Studies find Food Gap: the wealthier you are, the better your diet, and the poorer you are, the worse your diet

Income inequality has gotten a lot of press recently. It’s on the minds of many Americans who are increasingly concerned about the disappearance of the middle class. Indeed, according to a 2014 report by Feeding America, the nation currently has the largest number of people living in poverty since statistics on poverty in America were first available some 50 years ago. Currently, in the United States, there are more than 46 million people living at or below the federal poverty line, equating to about 15 percent of the U.S. population.
Feeding America, the non-profit organization aimed at ending hunger in America, which published the study, notes that the current high rates of poverty have affected more than just the nation’s slow-to-recover economy and the worsening tensions between upper and lower classes. “Much like the poverty rate, the number of Americans who have difficulty putting meals on the table has stayed stubbornly high since the recession,” Feeding America notes.

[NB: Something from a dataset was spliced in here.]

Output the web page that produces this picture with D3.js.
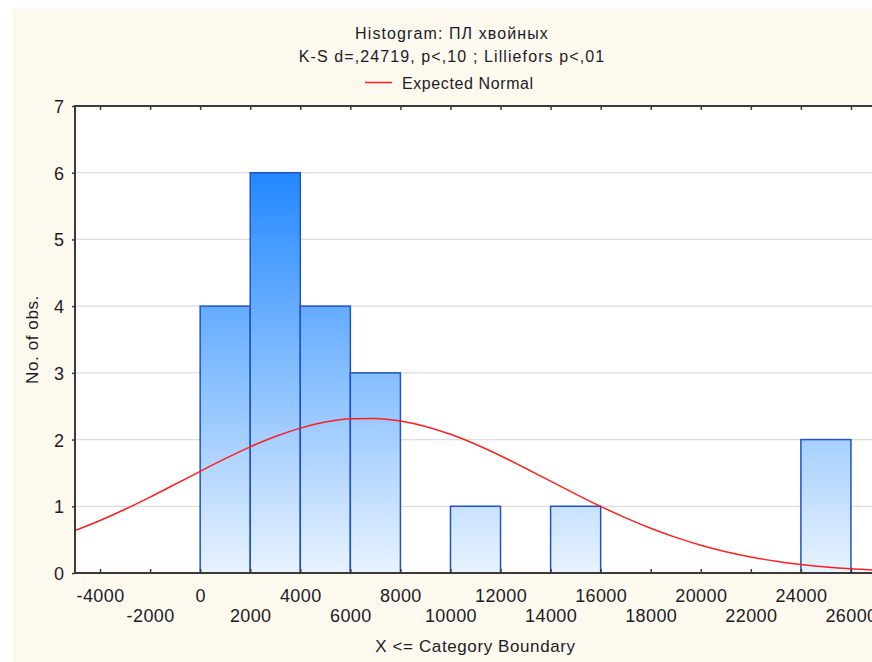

Fourteen percent of American households have suffered from “food insecurity,” a term for what the USDA describes as “lack of access, at times, to enough food for an active, healthy life for all household members and limited or uncertain availability of nutritionally adequate foods” at one time or another since the recession, according to Feeding America’s 2014 report on hunger in America. Currently, Mississippi — which, as it happens, is also one of the most impoverished states in the nation — has the highest rate of food insecurity, with more than 22 percent of residents experiencing food insecurity at one time or another.
Still more disturbing, 17.1 million Americans suffer from actual hunger, a figure which has budged only slightly since 2008 when, due to the recession, 17.3 million Americans went hungry. Further, “the number of householders receiving nutrition assistance from the government’s Supplemental Nutrition Assistance Program has increased by approximately 50 percent between 2009 and 2013,” the study found. It seems that aside from affecting Americans’ ability to spend, the economy as it stands is also affecting Americans’ ability to feed themselves.
There are other adverse affects of the rising gap between rich and poor households — even among those families who don’t suffer from food insecurity. According to multiple studies, there is a correlation between an person’s income and the quality of that person’s diet; in general, the wealthier you are, the better your diet, and the poorer you are, the worse your diet. This “food gap” it turns out, is widening steadily, even in lieu of a recovering economy.